Мартин выбрал августинский, известный особой строгостью устава. Немалую роль сыграло, по-видимому, и то обстоятельство, что в августинском Черном монастыре был лучший в городе хор. Лютер, благоговевший перед церковной музыкой, не мог этого не оценить.
Точное название монастыря, куда вступил Лютер, было таким: «Община (конвент) нищенствующих августинцев-отшельников». В начале XVI века все слова, фигурировавшие в этом названии, звучали фальшиво. Августинцы не придерживались учения Августина, хотя почитали его как своего «небесного патрона». Община давно уже не была нищенствующей: она владела солидным земельным наделом, а собирание милостыни практиковала просто как воспитательную меру. Ничего не осталось и от отшельнического быта, который монахи-августинцы вели в XIV веке.

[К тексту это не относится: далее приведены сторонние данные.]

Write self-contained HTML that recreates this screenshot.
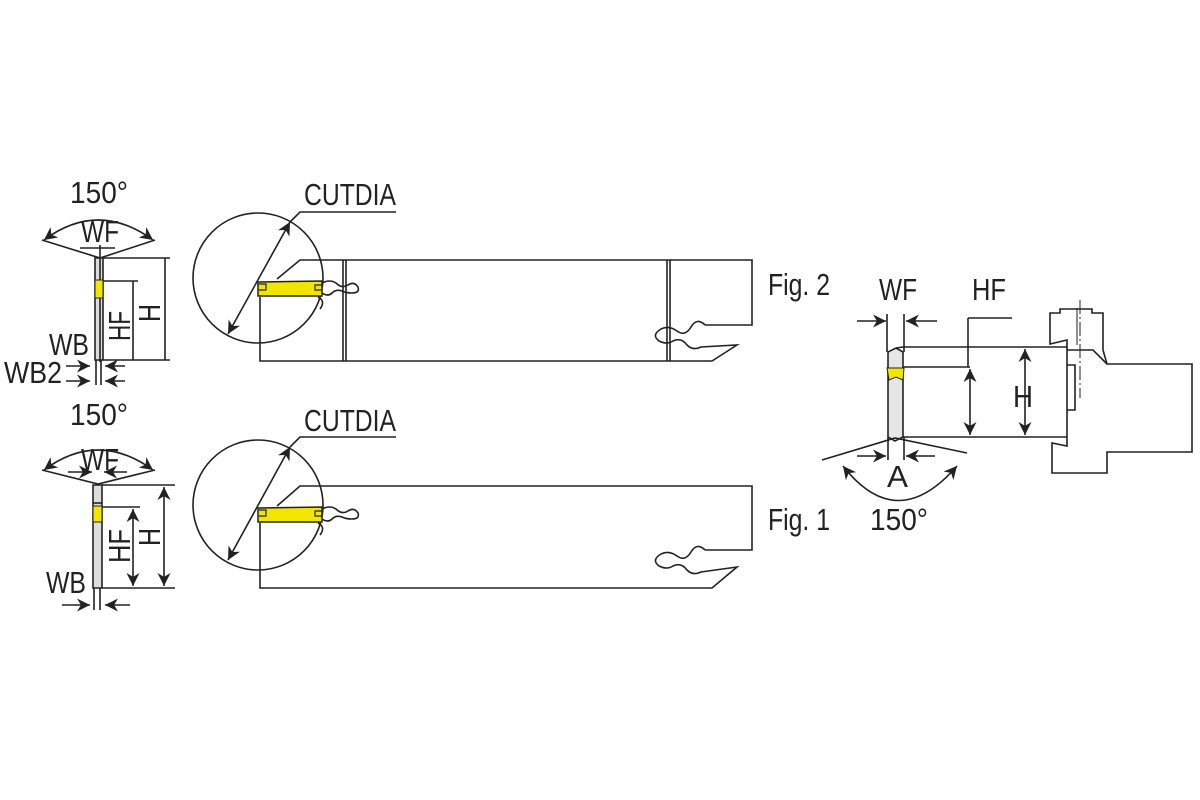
<!DOCTYPE html>
<html><head><meta charset="utf-8"><style>
html,body{margin:0;padding:0;background:#fff;}
svg{display:block}
text{font-family:"Liberation Sans",sans-serif;fill:#222;}
</style></head><body>
<svg width="1200" height="800" viewBox="0 0 1200 800" xmlns="http://www.w3.org/2000/svg">
<defs>
<marker id="a" viewBox="0 0 10 10" refX="10" refY="5" markerWidth="13" markerHeight="13" orient="auto-start-reverse" markerUnits="userSpaceOnUse"><path d="M0,0 L10,5 L0,10 L3,5z" fill="#222"/></marker>
</defs>
<g stroke="#222" stroke-width="1.6" fill="none">
<!-- ===== FIG 2 main ===== -->
<circle cx="258" cy="278" r="65"/>
<path d="M277,279 L300,260 L752,260 L752,325 L705,325"/>
<path d="M705,325 q-8,-8 -14,2 q-6,10 -14,4 q-8,-6 -16,-2 q-10,6 -2,12 q8,4 14,0 q8,-4 14,4 q6,6 14,2 L737,345 L712,361 L260,361 L260,297"/>
<path d="M343,260 V361 M346,260 V361 M667,260 V361 M670,260 V361"/>
<path d="M322,283 q8,-4 14,0 q6,6 12,2 q6,-4 10,2 q2,6 -6,6 q-6,0 -10,-2 q-6,-2 -10,2 q-4,4 -10,0"/>
<path d="M318,297 q8,4 2,12"/>
<line x1="228" y1="334" x2="290" y2="222" marker-start="url(#a)" marker-end="url(#a)"/>
<path d="M290,222 L300,212 L396,212"/>
<!-- ===== FIG 1 main ===== -->
<circle cx="258" cy="505" r="65"/>
<path d="M277,506 L300,486 L752,486 L752,550 L705,550"/>
<path d="M705,550 q-8,-8 -14,2 q-6,10 -14,4 q-8,-6 -16,-2 q-10,6 -2,12 q8,4 14,0 q8,-4 14,4 q6,6 14,2 L737,567 L712,588 L260,588 L260,523"/>
<path d="M322,509 q8,-4 14,0 q6,6 12,2 q6,-4 10,2 q2,6 -6,6 q-6,0 -10,-2 q-6,-2 -10,2 q-4,4 -10,0"/>
<path d="M318,523 q8,4 2,12"/>
<line x1="228" y1="560" x2="290" y2="447" marker-start="url(#a)" marker-end="url(#a)"/>
<path d="M290,447 L300,437 L396,437"/>
<!-- ===== left view fig2 ===== -->
<path d="M42,240 L100,258 L155,240"/>
<path d="M44,240 Q98,200 153,240" marker-start="url(#a)" marker-end="url(#a)"/>
<path d="M95,258 V360 H103 V258 Z" fill="#ddd"/>
<path d="M100,245 V362 M80,248 H115"/>
<path d="M103,258 H170 M103,281 H138 M103,360 H170 M133,281 V360 M165,258 V360"/>
<path d="M66,366 H90" marker-end="url(#a)"/><path d="M125,366 H105" marker-end="url(#a)"/>
<path d="M66,381 H90" marker-end="url(#a)"/><path d="M125,381 H105" marker-end="url(#a)"/>
<path d="M96,360 V385 M101,360 V385"/>
<!-- ===== left view fig1 ===== -->
<path d="M42,470 L98,484 L155,470"/>
<path d="M44,470 Q98,430 153,470" marker-start="url(#a)" marker-end="url(#a)"/>
<path d="M68,472 H92" marker-end="url(#a)"/><path d="M127,472 H104" marker-end="url(#a)"/>
<path d="M93,485 V588 H102 V485 Z" fill="#ddd"/>
<path d="M93,503 H102"/>
<path d="M102,485 H175 M102,507 H140 M102,588 H175"/>
<line x1="133" y1="509" x2="133" y2="586" marker-start="url(#a)" marker-end="url(#a)"/>
<line x1="164" y1="487" x2="164" y2="586" marker-start="url(#a)" marker-end="url(#a)"/>
<path d="M62,605 H90" marker-end="url(#a)"/><path d="M130,605 H105" marker-end="url(#a)"/>
<path d="M94,588 V610 M100,588 V610"/>
<!-- ===== right view ===== -->
<path d="M888,352 V437 L895,441 L903,437 V352 L896,348 Z" fill="#e6e6e6"/>
<path d="M896,348 L903,347 L1067,347 M903,437 L1067,437"/>
<path d="M887,314 V352 M904,314 V352"/>
<path d="M857,321 H886" marker-end="url(#a)"/><path d="M937,321 H906" marker-end="url(#a)"/>
<path d="M903,367 H970 M968,318 V367 M968,318 H1012"/>
<line x1="970" y1="369" x2="970" y2="435" marker-start="url(#a)" marker-end="url(#a)"/>
<line x1="1025" y1="349" x2="1025" y2="435" marker-start="url(#a)" marker-end="url(#a)"/>
<path d="M822,460 L895,438 L967,453"/>
<path d="M857,456 H886" marker-end="url(#a)"/><path d="M935,456 H906" marker-end="url(#a)"/>
<path d="M888,437 V460 M904,437 V460"/>
<path d="M843,466 Q897,535 957,466" marker-start="url(#a)" marker-end="url(#a)"/>
<path d="M1067,350 V340 L1050,344 V313 L1060,313 V309 L1092,309 V313 L1103,313 V350 L1107,364 H1192 V452 H1107 V473 H1052 V443 L1067,446 V437"/>
<path d="M1067,350 V437 M1067,350 H1093 L1107,364 M1067,365 H1075 V410 H1067"/>
<path d="M1080,300 V398" stroke-dasharray="14,3,2,3" stroke-width="1"/>
<path d="M1077,308 V345" stroke-width="1"/>
</g>
<!-- inserts -->
<path d="M258,282 L322,281 L322,296 L258,296 Z" fill="#f2e600" stroke="#222" stroke-width="1.5"/>
<path d="M259,284 H266 V290 H259 M322,285 H315 V290 H322" fill="none" stroke="#222" stroke-width="1.2"/>
<path d="M258,508 L322,507 L322,522 L258,522 Z" fill="#f2e600" stroke="#222" stroke-width="1.5"/>
<path d="M259,510 H266 V516 H259 M322,511 H315 V516 H322" fill="none" stroke="#222" stroke-width="1.2"/>
<rect x="95" y="280" width="8" height="18" fill="#f2e600" stroke="#222" stroke-width="1"/>
<rect x="93" y="506" width="9" height="16" fill="#f2e600" stroke="#222" stroke-width="1"/>
<path d="M887,368 H904 L903,380 L896,377 L889,380 Z" fill="#f2e600" stroke="#222" stroke-width="1"/>
<!-- text -->
<g font-size="31">
<text x="304" y="205" textLength="92" lengthAdjust="spacingAndGlyphs">CUTDIA</text>
<text x="304" y="431" textLength="92" lengthAdjust="spacingAndGlyphs">CUTDIA</text>
<text x="70" y="203" textLength="58" lengthAdjust="spacingAndGlyphs">150°</text>
<text x="70" y="425" textLength="58" lengthAdjust="spacingAndGlyphs">150°</text>
<text x="81" y="242" textLength="38" lengthAdjust="spacingAndGlyphs">WF</text>
<text x="81" y="470" textLength="38" lengthAdjust="spacingAndGlyphs">WF</text>
<text x="49" y="355" textLength="40" lengthAdjust="spacingAndGlyphs">WB</text>
<text x="4" y="383" textLength="58" lengthAdjust="spacingAndGlyphs">WB2</text>
<text x="46" y="593" textLength="40" lengthAdjust="spacingAndGlyphs">WB</text>
<text transform="translate(130,341) rotate(-90)" textLength="30" lengthAdjust="spacingAndGlyphs">HF</text>
<text transform="translate(160,322) rotate(-90)" textLength="18" lengthAdjust="spacingAndGlyphs">H</text>
<text transform="translate(130,563) rotate(-90)" textLength="34" lengthAdjust="spacingAndGlyphs">HF</text>
<text transform="translate(160,546) rotate(-90)" textLength="18" lengthAdjust="spacingAndGlyphs">H</text>
<text x="768" y="295" textLength="62" lengthAdjust="spacingAndGlyphs">Fig. 2</text>
<text x="768" y="530" textLength="62" lengthAdjust="spacingAndGlyphs">Fig. 1</text>
<text x="879" y="300" textLength="38" lengthAdjust="spacingAndGlyphs">WF</text>
<text x="972" y="300" textLength="34" lengthAdjust="spacingAndGlyphs">HF</text>
<text x="1013" y="407" textLength="20" lengthAdjust="spacingAndGlyphs">H</text>
<text x="887" y="487" textLength="21" lengthAdjust="spacingAndGlyphs">A</text>
<text x="870" y="530" textLength="58" lengthAdjust="spacingAndGlyphs">150°</text>
</g>
</svg>
</body></html>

В эрфуртский Черный монастырь принимались главным образом люди состоятельные (мелкопоместные дворяне, клирики и бюргеры). Внутри монастыря сохранялось социальное неравенство, которое существовало за его стенами: немногочисленные представители простонародья, приняв постриг, превращались в своего рода монастырскую дворню; те же, кто принес с собой деньги или ученые степени, освобождались для литургического пения, молитв, аскетических упражнений и сосредоточенного размышления над Библией (со временем их выдвигали в монастырские начальники, в священники или преподаватели богословия). Монастырский надел обрабатывался крестьянами, которые «коммендировали себя ордену», то есть признавали конвент своим феодальным господином. Они находились на положении полукрепостных.
Пройдя через обряд «облачения», Мартин стал «послушником, принятым в испытание». В течение года он обязан был усвоить августинский устав и доказать свою пригодность к монашескому чину.
Новооблаченный жил в келье три на два метра. В ней находились стол, скамейка, светильник и соломенный тюфяк, застланный суконным одеялом. Никакой иной утвари (и вообще чего-либо собственного) иметь не разрешалось. Кельи не отапливались. Узкая прорезь в стене над головой не позволяла видеть ничего, кроме неба. Дверь кельи не запиралась и имела оконце-глазок.
Новичок находился под постоянным надзором приставленного к нему институтора. Как правило, это был пожилой монах, хорошо знакомый с монастырским регламентом. Он должен был указать своему подопечному на его порочные мирские привычки; объяснить, перед кем, где и когда тот обязан был падать ниц или преклонять колени; он должен был научить новичка ходить семенящим шагом, согбенно, опустив очи долу; есть и пить только в положенное время и никогда не забывать предписанным образом благословлять вкушаемый хлеб.
Исключительное внимание уделялось дисциплине речи. В келье новооблаченному не разрешалось произносить ничего, кроме молитв. Даже над Библией, которая вручалась на другой день после вступительного обряда, следовало размышлять молча. Институтор, которому одному только разрешалось навещать новичка, в келье объяснялся с ним знаками.
Монастырская территория вне кельи делилась на места и зоны, где запрещалось или дозволялось говорить. Для всякой частной беседы требовалось особое разрешение, и велась она под наблюдением одного из субприоров. Категорически запрещались шутки, взаимные похвалы и многословие.
Деспотическая тишина, царившая в монастыре, одних доводила до косноязычия, других делала мастерами сурового лаконизма. Семь раз в день над шорохом редких монашеских бесед вздымались могучие волны псалмопения. К первой литургии монахи подымались в два часа утра; последняя звучала на исходе дня. В промежутках между литургиями занимались хозяйственными делами, учебой и аскетическими упражнениями.
По меньшей мере раз в неделю монах должен был «откровенно, внятно и смиренно исповедоваться». Кроме того, ежемесячно проводилась еще так называемая «общая повинная». Пав на колени, августинцы дружно, начиная со старших, признавались в своих прегрешениях. Одновременно они указывали на проступки собратьев, говоря о них в третьем лице: «Брат Густав мог бы припомнить…», «брат Мартин не станет отрицать…» Это было обоюдное доносительство, совершавшееся по праву полного равенства и заботы об общем интересе.